Quantz wrote of Blavet: "His helpfulness and good way of living caused us to become friends, and I must praise him for the many kindnesses which he showed me in various ways."

==Life==
Born on March 13, 1700, in Besançon, as the son of wood turner Jean-Baptiste Blavet, (though one source says he was baptised, rather than born on March 13) a profession which he followed for some time, he accidentally became the possessor of a flute and soon became the finest player in France. Blavet was famous for maintaining impeccable intonation, even when he played in difficult keys, and for the beauty of his tone. Voltaire expressed his admiration for his playing and Marpurg spoke of him as a virtuoso of the highest excellence who preserved his innate modesty despite his unbroken popularity.

In 1726 he joined the Duke of Carignan and took part in the newly formed Concert Spirituel for the first time. On 1 October 1728 Louis XV granted Blavet a privilege to publish flute sonatas for a period of six years, but by 1731 he had transferred to the service of Louis, Count of Clermont and became his steward of music. In 1728 he published his first book of flute music, containing six sonatas for two flutes without bass. From 1731 to 1735, he performed at the Concert Spirituel with Jean-Marie Leclair, Jean-Pierre Guignon, Jean-Joseph de Mondonville, Jean-Baptiste Senaillé, and Jacques Aubert.

In 1738, Blavet became the principal flute in Louis XV's personal musical ensemble, the "Musique du Roi", and in 1740 at the Paris Opera orchestra. He played in the quartet (flute – Blavet, violin – Guignon, viola da gamba – Forqueray the younger, cello – Édouard) that played the premiere performance of the Paris quartets by Telemann. Blavet turned down a post in Frederick the Great's court, which Quantz eventually accepted after the pay had been increased significantly. In 1752 Blavet modeled on Italian interludes a French comic opera, Le Jaloux corrigé. He also wrote a march for the Grande-Loge, having joined the Masons under the influence of the Comte de Clermont who was Grand Master of the Order in France. Blavet's three Recueils for two flutes are undated, but internal evidence suggests that they come from the early 1750s. The breathing marks (h, for haliene) indicated in the Recueils and his op. 2 remain an invaluable aid in understanding eighteenth-century French musical phrasing. He died in Paris in 1768.

==Musical works==
Blavet wrote primarily for the transverse flute, in the so-called 'Italian' as well as the French style.

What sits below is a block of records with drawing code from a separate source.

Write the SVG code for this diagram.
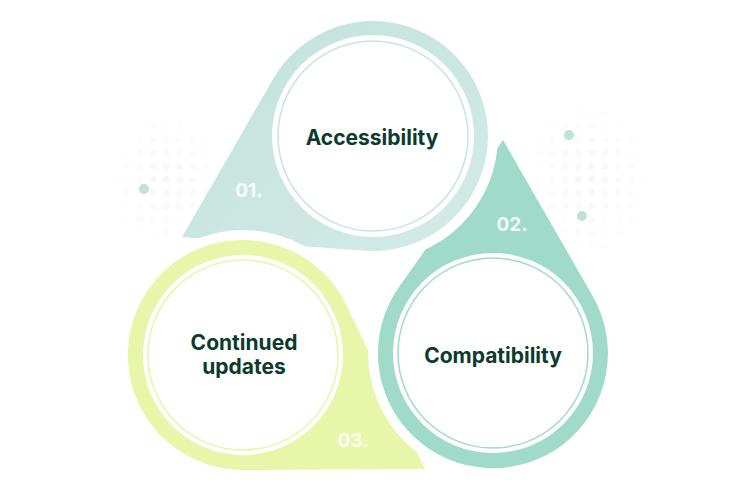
<svg xmlns="http://www.w3.org/2000/svg" width="740" height="493" viewBox="0 0 740 493">
  <style>
    .label { font-family: "Inter", "Liberation Sans", sans-serif; font-weight: 700; font-size: 21px; fill: #0c3a2d; text-anchor: middle; }
    .num { font-family: "Inter", "Liberation Sans", sans-serif; font-weight: 700; font-size: 19px; fill: #ffffff; fill-opacity: 0.9; text-anchor: middle; }
    .inner { fill: #ffffff; }
    .dot { fill: #bfe2da; }
  </style>
  <defs>
    <pattern id="faint" patternUnits="userSpaceOnUse" x="0" y="0" width="13.3" height="13.3">
      <circle cx="6.6" cy="6.6" r="3.4" fill="#f5f6f6"/>
    </pattern>
    <radialGradient id="fade">
      <stop offset="0" stop-color="#fff"/>
      <stop offset="1" stop-color="#000"/>
    </radialGradient>
    <mask id="mFade" maskUnits="userSpaceOnUse" x="0" y="0" width="740" height="493">
      <ellipse cx="166" cy="180" rx="60" ry="72" fill="url(#fade)"/>
      <ellipse cx="587" cy="180" rx="66" ry="85" fill="url(#fade)"/>
    </mask>
    <linearGradient id="gA" x1="0" y1="0" x2="1" y2="1">
      <stop offset="0" stop-color="#c2e2dc"/>
      <stop offset="1" stop-color="#d3ebe7"/>
    </linearGradient>
    <mask id="mA" maskUnits="userSpaceOnUse" x="0" y="0" width="740" height="493">
      <rect width="740" height="493" fill="#fff"/>
      <circle cx="243" cy="355" r="125" fill="#000"/>
    </mask>
    <mask id="mB" maskUnits="userSpaceOnUse" x="0" y="0" width="740" height="493">
      <rect width="740" height="493" fill="#fff"/>
      <circle cx="373" cy="136" r="125" fill="#000"/>
    </mask>
    <mask id="mC" maskUnits="userSpaceOnUse" x="0" y="0" width="740" height="493">
      <rect width="740" height="493" fill="#fff"/>
      <circle cx="493" cy="353" r="125" fill="#000"/>
    </mask>
  </defs>
  <rect width="740" height="493" fill="#ffffff"/>

  <g id="decor">
    <rect x="100" y="100" width="560" height="170" fill="url(#faint)" mask="url(#mFade)"/>
    <circle class="dot" cx="144" cy="189" r="5"/>
    <circle class="dot" cx="569" cy="135" r="5"/>
    <circle class="dot" cx="582" cy="216" r="5"/>
  </g>

  <g id="node-accessibility">
    <path d="M182,237 L273.4,78.5 A115,115 0 1 1 364.4,250.7 Z" fill="url(#gA)" mask="url(#mA)"/>
    <circle class="inner" cx="373" cy="136" r="101"/>
    <circle cx="373" cy="136" r="95" fill="#fff" stroke="#c6e4df" stroke-width="1.5"/>
    <text class="num" x="249" y="197">01.</text>
    <text class="label" x="372" y="145">Accessibility</text>
  </g>

  <g id="node-compatibility">
    <path d="M503,140 L592.5,295.7 A115,115 0 1 1 399.3,286.5 Z" fill="#a0dbca" mask="url(#mB)"/>
    <circle class="inner" cx="493" cy="353" r="100"/>
    <circle cx="493" cy="353" r="95" fill="#fff" stroke="#a0dbca" stroke-width="1.5"/>
    <text class="num" x="512" y="231">02.</text>
    <text class="label" x="493" y="363">Compatibility</text>
  </g>

  <g id="node-updates">
    <path d="M425,469 L346.6,305.4 A115,115 0 1 0 243.6,470 Z" fill="#e7f6a8" mask="url(#mC)"/>
    <circle class="inner" cx="243" cy="355" r="100"/>
    <circle cx="243" cy="355" r="95" fill="#fff" stroke="#e7f6a8" stroke-width="1.5"/>
    <text class="num" x="353" y="447">03.</text>
    <text class="label" x="244" y="350">Continued</text>
    <text class="label" x="244" y="374">updates</text>
  </g>

  <g id="connectors"></g>
</svg>
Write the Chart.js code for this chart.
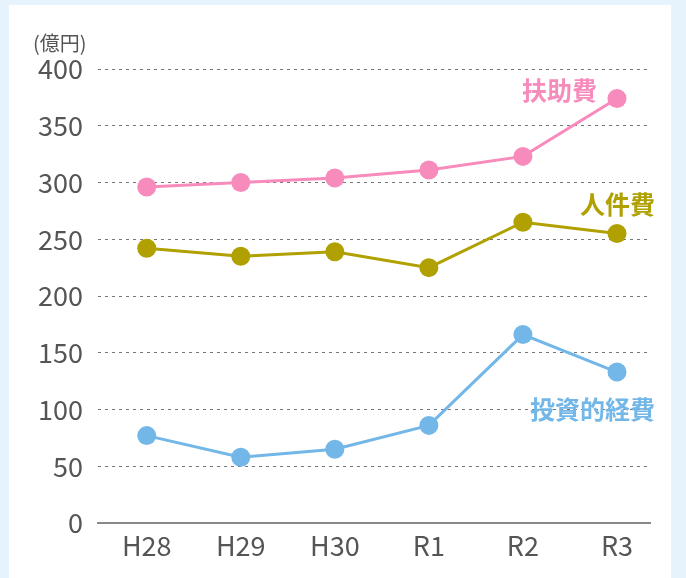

His surviving works include a concerto and three books of sonatas (1740).
His surviving works are written only in the easiest keys, since he published them for amateurs to play.

===Compositions===

- Six sonatas for two flutes without bass, Opus 1 (1728)
- Six sonatas for flute and continuo, Op 2 (1732)
  - Nr. 1 in G major L'Henriette
  - Nr. 2 in D minor La Vibray
  - Nr. 3 in e minor La Dherouville
  - Nr. 4 in g minor La Lumagne
  - Nr. 5 in D major La Chauvet
  - Nr. 6 in a minor Le Bouget
- Concerto in A minor for flute and strings (without viola) (1745, 1954 rediscovered).
- Four operas, of which only Le Jaloux Corrigé (1752) survived.
  - Le jaloux corrigé (1752)
  - Floriane ou la grotte des Spectacles (1752)
  - Les Jeux olympiques (1753)
  - La Fête de Cythère (1753)
- Arrangements and original compositions for two flutes
  - Premier recueil de pièces accomodé pour les flûtes traversières; Deuxième recueil de pièces accomodé pour les flûtes traversières; Troisième recueil de pièces accomodé pour les flûtes traversières. Paris s.d.